Le savoir a priori sur les propriétés de la sphère, en tant qu’ensemble de principes a priori des sciences de la nature, peut être considéré comme complet, et il comporte cette contradiction interne. Une telle contradiction ne nous permet justement pas d’imputer à la sphère une existence en soi et pas seulement idéale, car ce qui se contredit sans remède est nécessairement dépourvu de l’être en soi, bien qu’il puisse subsister dans l’idéalité, à titre d’objet de la représentation. En effet, on ne peut concevoir la moindre inadéquation là où la dichotomie sujet-objet fait défaut. Le sujet-objet de la nature produit l’inadéquation par la représentation subjective d’un monde objectif ; la dichotomie est entièrement dans la nature en tant qu’objet de représentation pour un sujet. La contradiction dans la nature est sans remède parce qu’il n’y a pas de représentation possible en dehors d’une dichotomie sujet-objet, la même dichotomie qui, dans la synthèse inductive, ne rencontre cependant dans de telles contradictions aucun obstacle fondamental.
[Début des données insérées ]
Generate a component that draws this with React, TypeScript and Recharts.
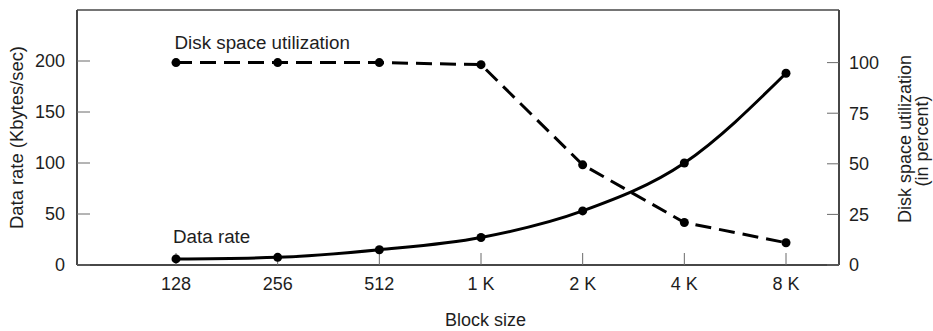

Ces dernières ne sont pas en effet un obstacle à l’extension inductive, et ce fait, à lui seul, montre que cette extension ou cet approfondissement se fait dans le vide d’une nature seulement idéale plutôt que de manière asymptotique vers la moindre complétude ou le moindre absolu.
Les particularités du mouvement de la sphère n’empêchent pas la progression inductive, à partir d’elles, dans l’inconnu de la nature parce que notre loi de non-contradiction s’applique vis-à-vis de l’application des catégories a priori de l’entendement à leur objet dans l’expérience possible, tandis que les contradictions insolubles, les antinomies qui découlent a priori de ces catégories elles-mêmes sont le corollaire nécessaire d’un entendement affecté à la représentation dans la dichotomie sujet-objet, dont le domaine est la pure idéalité de la nature.